[ai-geostats] Large samples, t tests, etc
- Most of the tests of hypotheses that have been mentioned recently on this list
serv are non-spatial, i.e., there is nothing in the underlying statistical
assumptions that specifically pertains to spatial data. The one common
assumption is "random sampling" or "iid" (independent, identically
distributed). In many typical (non-spatial) applications, this assumption is
ensured by the "design of the experiment", i.e., the way the data is generated
and collected. Spatial data problems more often involve "observational data"
which does not easily lend itself to being able to design the experiment in such
a way as to ensure this basic assumption.
In the case of spatial data, random site selection does not necessarily
correspond to "random sampling". In the case of the random function model
implicit in most of geostatistics, the data is a non-random sample from one
realization of the random function (in that context using random site selection
does not then make it a "random sample"). Note that not all spatial statistical
analysis methods are based on this random function model.

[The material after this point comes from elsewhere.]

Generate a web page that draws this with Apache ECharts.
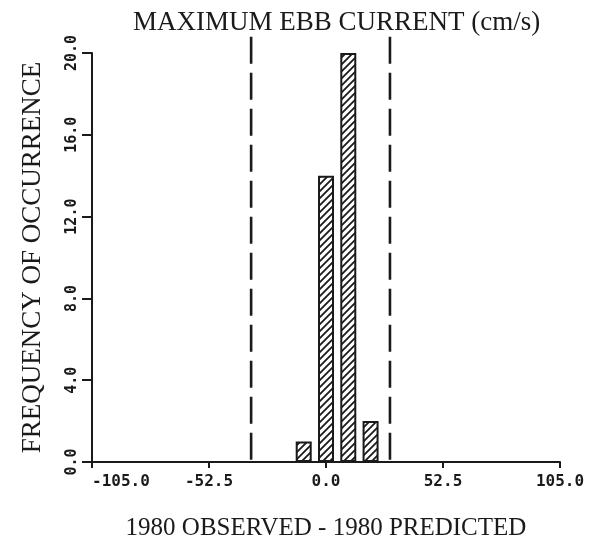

Normality is another common underlying assumption in many hypothesis tests. In
the case of random sampling from a distribution with a finite moment of order
2+delta, delta >0 then the distribution of the sample mean will converge IN
DISTRIBUTION to a normal distribution. This means that a sequence of functions
is converging to another function. It is important to note that this convergence
may be pointwise or uniform or uniform on intervals. Pointwise is you usually
get from the Central Limit Theorem, this means that the rate of convergence
depends on where you are on the curve. The difference between using a normal
statistic vs using a t-statistic usually is the difference between a known
variance and an unknown variance (and hence estimated). But in either case the
variance is assumed to exist and be finite. The sample variance can always be
computed from a data set but that does not ensure that the variance of the
distribution exists. The quotient of two standard normal random variables has a
Cauchy distribution, neither the mean nor the variance is finite. Hence the
Central Limit Theorem does not apply.
In the case of a non-normal distribution one really needs to know how robust the
test is to deviation from normality, increasing the sample size does not really
solve this problem.
Finally note that most tests of hypotheses are not exactly "neutral", there is a
tendency to accept the null hypothesis UNLESS there is evidence against the null
hypothesis, this is one of the reasons for the emphasis on the POWER of the
test. Often the null hypothesis is the "status quo" and this logical stance for
the null and alternative hypotheses is okay but not in all circumstances.
However in some tests for normality (which still depend on the assumption of
random sampling) the test is set up in such a way that the null hypothesis
corresponds to the conclusion of normality. E.g., Chi-square tests. If you are
trying to argue that it is safe to assume normality then you want to accept the
null hypothesis and you should want a very high power for the test, you don't
want a small p-vallue, instead you want a very large p-value. Note that the
normal distribution is symmetric but not all symmetric distributions are normal.